Soybean and its products were all trading lower by midmorning. The soybean market actually reversed gains occurring overnight that had lifted the January contract to within a whisker of the $15 benchmark. Soybean prices broke lower in the half hour following the release of the monthly employment report and have traded weakly since then. The dollar has been stronger today, which can be a bearish influence. USDA did announce that China bought 115,000 tonnes. Heavy rains hit areas of Argentina again. January beans were down 8 1/4 cents at $14.83. November 2013 beans were down 3 1/2 cents at $13.31 1/2.

Wheat futures have only added to early losses in midday trade Friday.
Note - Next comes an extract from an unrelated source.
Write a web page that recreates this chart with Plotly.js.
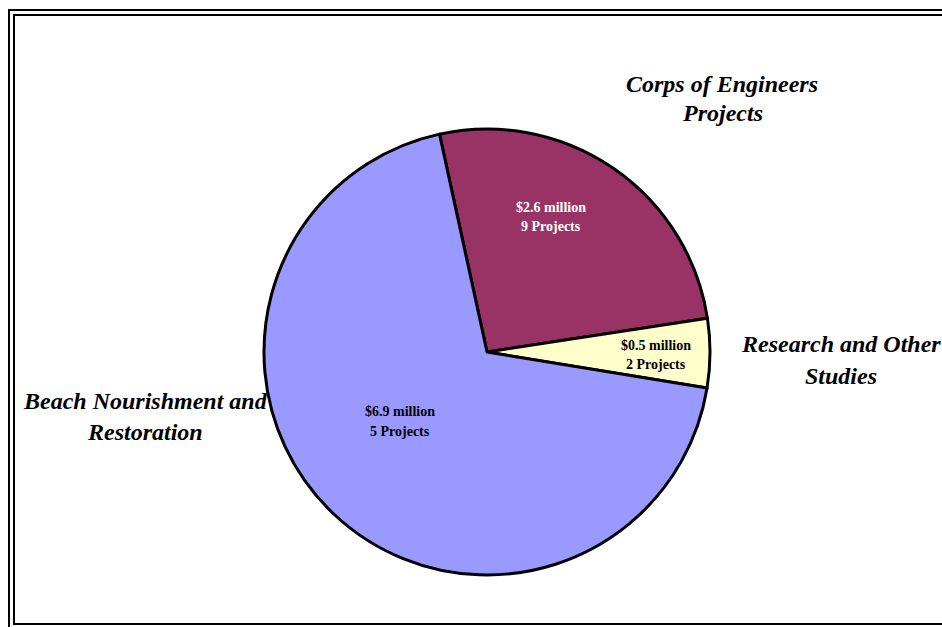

If Argentina’s woes are going to benefit the U.S. in shifting global export business our way, one might think ongoing reports would show more evidence of such a shift. U.S. export sales year-to-date lag where they “should” be to warrant USDA’s current forecast for 1.1 billion bu. in 2012-13. In fact, the gap widened out another 10 million bu. in Thursday’s weekly sales report, to 220 million. However, producers in the U.S. southern Plains are growing increasingly pessimistic about survivability of their poorly-established crop. Some pundits are warning that up to a fourth of the acreage in some large portions of wheat country may not survive even a normal winter. At midday, CBOT March is down 5 3/4 at $8.56 1/4, KCBT March is down 4 3/4 at $9.07 1/4 and MGE March is down 4 3/4 at $9.30 1/2.

News that Russia seems prepared to halt imports of U.S. beef and pork that haven’t been tested for the growth promotant ractopamine undercut CME live cattle futures Friday morning. This could represent a serious issue since Russia has become a significant importer of American red meat. Talk that the deadline on this issue arrives this weekend probably weighed upon prices as well. Given the relative weakness of beef demand at current elevated prices, an embargo upon sales to Russia could further depress the cattle market. February futures declined 0.52 cents to 130.52, while its April counterpart fell 0.65 cents to 134.30 cents/pound.

The news of potential restrictions on Russian imports of American beef and pork also depressed CME lean hog futures. Indeed, the drug concerned, ractopamine, is probably more heavily used for hogs than for cattle, which may partially explain the relatively large hog losses. Unfortunately for bullish interests and for producers, this comes at a time when the market was already suffering increasing pressure from seasonally large production and the traditional ham market breakdown as grocers complete their purchases for the holiday season. This may bode quite ill for the short-term outlook. February hogs fell 1.15 cents to 83.30 cents/pound, while June futures 0.67 cents at 98.35 cents/pound.